══ Dataset entries ══
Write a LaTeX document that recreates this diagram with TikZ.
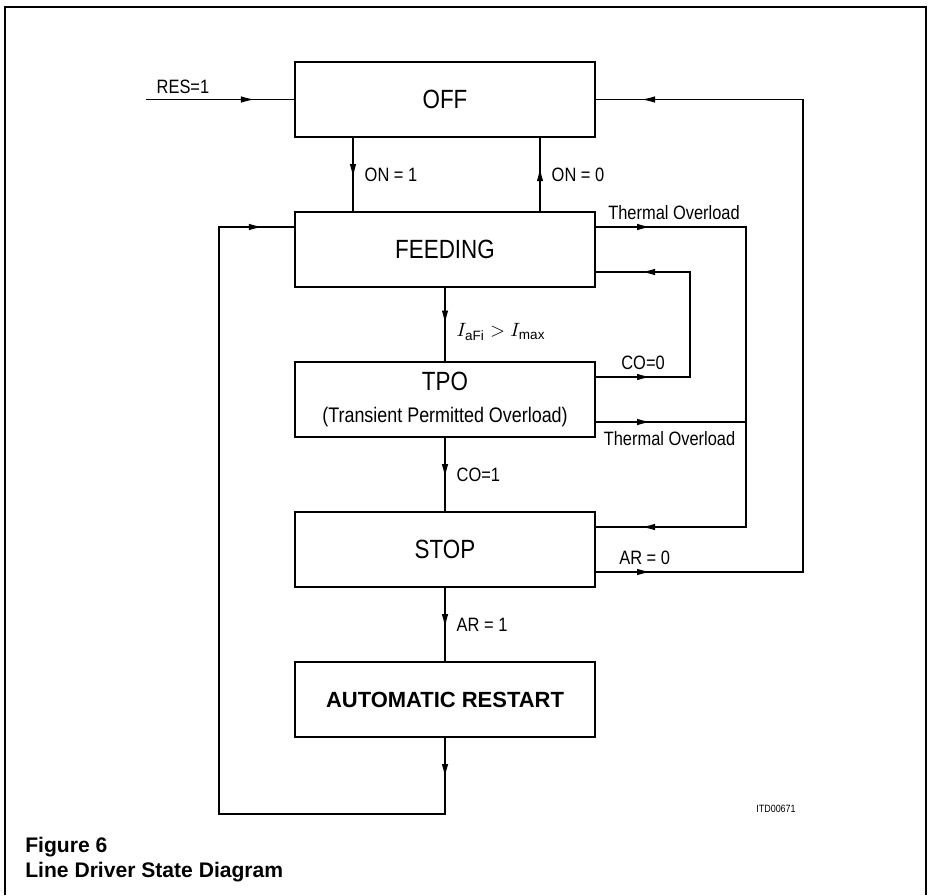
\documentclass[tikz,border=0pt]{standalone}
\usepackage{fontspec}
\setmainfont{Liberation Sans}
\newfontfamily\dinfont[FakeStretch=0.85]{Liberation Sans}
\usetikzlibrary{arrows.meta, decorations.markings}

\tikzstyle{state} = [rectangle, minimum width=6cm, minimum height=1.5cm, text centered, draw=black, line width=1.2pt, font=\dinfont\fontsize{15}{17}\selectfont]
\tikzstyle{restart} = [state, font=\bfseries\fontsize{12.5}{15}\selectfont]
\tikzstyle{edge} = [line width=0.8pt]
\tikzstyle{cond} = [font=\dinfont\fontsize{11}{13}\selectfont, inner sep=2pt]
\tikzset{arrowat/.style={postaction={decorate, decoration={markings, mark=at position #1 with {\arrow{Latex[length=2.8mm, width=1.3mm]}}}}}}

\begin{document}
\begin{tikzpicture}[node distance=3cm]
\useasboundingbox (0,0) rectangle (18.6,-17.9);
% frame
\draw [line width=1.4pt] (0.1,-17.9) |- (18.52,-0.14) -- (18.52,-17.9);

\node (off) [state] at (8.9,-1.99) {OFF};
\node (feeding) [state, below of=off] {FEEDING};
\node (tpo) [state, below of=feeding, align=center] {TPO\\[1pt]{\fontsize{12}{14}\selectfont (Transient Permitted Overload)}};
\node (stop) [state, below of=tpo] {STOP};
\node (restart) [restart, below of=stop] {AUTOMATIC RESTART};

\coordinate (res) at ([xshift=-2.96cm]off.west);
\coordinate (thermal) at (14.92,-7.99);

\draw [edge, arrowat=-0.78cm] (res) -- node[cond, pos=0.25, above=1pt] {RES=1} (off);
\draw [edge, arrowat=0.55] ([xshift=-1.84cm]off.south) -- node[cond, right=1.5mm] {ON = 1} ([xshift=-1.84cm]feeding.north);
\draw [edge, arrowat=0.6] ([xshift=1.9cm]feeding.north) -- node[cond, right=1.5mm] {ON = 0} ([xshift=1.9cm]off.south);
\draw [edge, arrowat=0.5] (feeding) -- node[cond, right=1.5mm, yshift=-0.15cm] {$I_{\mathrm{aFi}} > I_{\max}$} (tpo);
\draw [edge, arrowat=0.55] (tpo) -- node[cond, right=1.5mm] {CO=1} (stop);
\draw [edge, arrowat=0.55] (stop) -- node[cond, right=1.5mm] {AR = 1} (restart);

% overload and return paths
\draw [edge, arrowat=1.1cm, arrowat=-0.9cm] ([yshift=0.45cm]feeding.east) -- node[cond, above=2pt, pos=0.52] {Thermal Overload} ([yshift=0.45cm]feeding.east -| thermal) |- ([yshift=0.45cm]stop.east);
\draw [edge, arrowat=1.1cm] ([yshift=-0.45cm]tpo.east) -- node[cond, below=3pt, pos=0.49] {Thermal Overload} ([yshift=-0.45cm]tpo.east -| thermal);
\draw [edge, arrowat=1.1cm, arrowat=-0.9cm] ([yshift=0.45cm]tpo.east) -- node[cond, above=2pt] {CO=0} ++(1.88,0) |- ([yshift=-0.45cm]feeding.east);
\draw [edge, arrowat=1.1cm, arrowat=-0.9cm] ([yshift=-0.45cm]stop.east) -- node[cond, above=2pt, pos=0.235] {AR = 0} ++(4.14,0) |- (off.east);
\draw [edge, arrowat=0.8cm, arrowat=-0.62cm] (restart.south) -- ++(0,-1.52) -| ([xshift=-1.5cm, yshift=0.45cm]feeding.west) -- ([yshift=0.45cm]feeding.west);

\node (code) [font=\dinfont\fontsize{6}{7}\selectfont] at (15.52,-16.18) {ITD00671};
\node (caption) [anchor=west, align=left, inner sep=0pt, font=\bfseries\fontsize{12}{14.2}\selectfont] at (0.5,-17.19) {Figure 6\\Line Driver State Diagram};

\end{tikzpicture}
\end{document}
═══
══ Dataset entries ══
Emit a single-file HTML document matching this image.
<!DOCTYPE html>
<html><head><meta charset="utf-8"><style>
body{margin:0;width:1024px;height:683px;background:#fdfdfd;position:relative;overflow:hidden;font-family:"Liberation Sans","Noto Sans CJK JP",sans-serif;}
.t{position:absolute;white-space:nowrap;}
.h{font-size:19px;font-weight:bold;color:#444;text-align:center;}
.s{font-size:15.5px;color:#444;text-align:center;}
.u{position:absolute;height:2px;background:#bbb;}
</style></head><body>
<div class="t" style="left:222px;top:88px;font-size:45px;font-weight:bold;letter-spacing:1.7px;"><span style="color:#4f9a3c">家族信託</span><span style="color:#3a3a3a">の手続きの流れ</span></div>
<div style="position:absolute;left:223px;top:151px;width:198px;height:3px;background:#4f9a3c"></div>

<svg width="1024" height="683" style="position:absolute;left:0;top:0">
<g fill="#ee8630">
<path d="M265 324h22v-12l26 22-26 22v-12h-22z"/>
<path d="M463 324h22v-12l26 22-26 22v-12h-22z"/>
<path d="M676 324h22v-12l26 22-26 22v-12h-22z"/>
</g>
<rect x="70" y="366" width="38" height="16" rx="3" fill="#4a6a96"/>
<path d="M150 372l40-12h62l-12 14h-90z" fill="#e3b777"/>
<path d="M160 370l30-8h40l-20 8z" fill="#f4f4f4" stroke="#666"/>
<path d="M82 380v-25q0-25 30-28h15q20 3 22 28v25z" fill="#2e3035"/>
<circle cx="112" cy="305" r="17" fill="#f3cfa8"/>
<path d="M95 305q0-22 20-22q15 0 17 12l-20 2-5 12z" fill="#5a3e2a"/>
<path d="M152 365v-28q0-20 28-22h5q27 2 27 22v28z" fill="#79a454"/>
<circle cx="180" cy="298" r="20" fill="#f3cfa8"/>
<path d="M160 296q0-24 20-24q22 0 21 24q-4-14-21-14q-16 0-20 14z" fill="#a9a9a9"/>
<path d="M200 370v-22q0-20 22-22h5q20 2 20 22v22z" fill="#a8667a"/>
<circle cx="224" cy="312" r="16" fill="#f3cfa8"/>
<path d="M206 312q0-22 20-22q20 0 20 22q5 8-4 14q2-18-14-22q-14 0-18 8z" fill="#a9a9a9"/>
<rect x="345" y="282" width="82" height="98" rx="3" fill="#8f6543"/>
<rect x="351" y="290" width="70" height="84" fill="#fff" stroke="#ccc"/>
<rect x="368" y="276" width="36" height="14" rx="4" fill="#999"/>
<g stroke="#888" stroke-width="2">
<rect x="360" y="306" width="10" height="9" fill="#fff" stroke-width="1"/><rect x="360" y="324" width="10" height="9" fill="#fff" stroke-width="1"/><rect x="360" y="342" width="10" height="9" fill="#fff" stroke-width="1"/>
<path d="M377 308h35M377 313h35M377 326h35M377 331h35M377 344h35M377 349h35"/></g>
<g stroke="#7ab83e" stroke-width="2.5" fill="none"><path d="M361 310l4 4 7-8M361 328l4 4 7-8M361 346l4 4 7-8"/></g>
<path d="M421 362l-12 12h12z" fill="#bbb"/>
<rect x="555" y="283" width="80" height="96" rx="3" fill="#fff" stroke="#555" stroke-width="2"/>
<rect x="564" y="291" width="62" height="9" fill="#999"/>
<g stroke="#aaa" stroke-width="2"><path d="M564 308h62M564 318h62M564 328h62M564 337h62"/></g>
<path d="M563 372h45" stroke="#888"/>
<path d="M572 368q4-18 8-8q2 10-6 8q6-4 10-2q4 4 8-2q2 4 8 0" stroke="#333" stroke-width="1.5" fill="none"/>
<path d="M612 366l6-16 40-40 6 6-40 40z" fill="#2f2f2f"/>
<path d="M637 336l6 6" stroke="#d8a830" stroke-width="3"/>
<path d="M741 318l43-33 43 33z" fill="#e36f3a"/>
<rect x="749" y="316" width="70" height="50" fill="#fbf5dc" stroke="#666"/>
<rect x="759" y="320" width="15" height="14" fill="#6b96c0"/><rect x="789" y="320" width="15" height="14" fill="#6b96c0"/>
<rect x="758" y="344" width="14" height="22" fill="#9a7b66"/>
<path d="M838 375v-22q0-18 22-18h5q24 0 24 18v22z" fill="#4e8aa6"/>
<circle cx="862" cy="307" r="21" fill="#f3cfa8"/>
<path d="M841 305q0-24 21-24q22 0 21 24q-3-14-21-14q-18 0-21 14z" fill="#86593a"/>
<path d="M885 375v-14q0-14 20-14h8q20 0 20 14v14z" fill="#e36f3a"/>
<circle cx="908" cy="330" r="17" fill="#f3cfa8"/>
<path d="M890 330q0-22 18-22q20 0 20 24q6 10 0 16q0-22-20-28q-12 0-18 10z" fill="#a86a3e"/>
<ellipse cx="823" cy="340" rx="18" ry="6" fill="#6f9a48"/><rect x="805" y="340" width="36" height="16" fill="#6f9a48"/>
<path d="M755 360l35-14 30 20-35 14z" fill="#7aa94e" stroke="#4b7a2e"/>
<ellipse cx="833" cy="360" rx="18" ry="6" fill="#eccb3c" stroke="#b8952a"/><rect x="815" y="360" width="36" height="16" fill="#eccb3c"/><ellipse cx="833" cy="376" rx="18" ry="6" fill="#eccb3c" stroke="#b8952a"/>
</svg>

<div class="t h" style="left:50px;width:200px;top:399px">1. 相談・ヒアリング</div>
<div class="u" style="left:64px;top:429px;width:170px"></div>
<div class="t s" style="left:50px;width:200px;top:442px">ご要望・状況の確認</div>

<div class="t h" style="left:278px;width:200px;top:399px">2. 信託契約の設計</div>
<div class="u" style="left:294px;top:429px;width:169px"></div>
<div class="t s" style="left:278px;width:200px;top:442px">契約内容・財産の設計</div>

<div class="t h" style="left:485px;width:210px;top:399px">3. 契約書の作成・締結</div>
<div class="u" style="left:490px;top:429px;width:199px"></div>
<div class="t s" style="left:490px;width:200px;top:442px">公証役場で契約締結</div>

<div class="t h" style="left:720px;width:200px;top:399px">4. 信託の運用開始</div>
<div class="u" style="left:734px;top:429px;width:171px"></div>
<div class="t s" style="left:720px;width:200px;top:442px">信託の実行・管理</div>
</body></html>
═══
Pictures do not belong in the copy. Reproduce exactly the lines from the one with "Write a LaTeX" to the one with "(18.52,-0.14) -- (18.52,-17.9);", both lines included.

Write a LaTeX document that recreates this diagram with TikZ.
\documentclass[tikz,border=0pt]{standalone}
\usepackage{fontspec}
\setmainfont{Liberation Sans}
\newfontfamily\dinfont[FakeStretch=0.85]{Liberation Sans}
\usetikzlibrary{arrows.meta, decorations.markings}

\tikzstyle{state} = [rectangle, minimum width=6cm, minimum height=1.5cm, text centered, draw=black, line width=1.2pt, font=\dinfont\fontsize{15}{17}\selectfont]
\tikzstyle{restart} = [state, font=\bfseries\fontsize{12.5}{15}\selectfont]
\tikzstyle{edge} = [line width=0.8pt]
\tikzstyle{cond} = [font=\dinfont\fontsize{11}{13}\selectfont, inner sep=2pt]
\tikzset{arrowat/.style={postaction={decorate, decoration={markings, mark=at position #1 with {\arrow{Latex[length=2.8mm, width=1.3mm]}}}}}}

\begin{document}
\begin{tikzpicture}[node distance=3cm]
\useasboundingbox (0,0) rectangle (18.6,-17.9);
% frame
\draw [line width=1.4pt] (0.1,-17.9) |- (18.52,-0.14) -- (18.52,-17.9);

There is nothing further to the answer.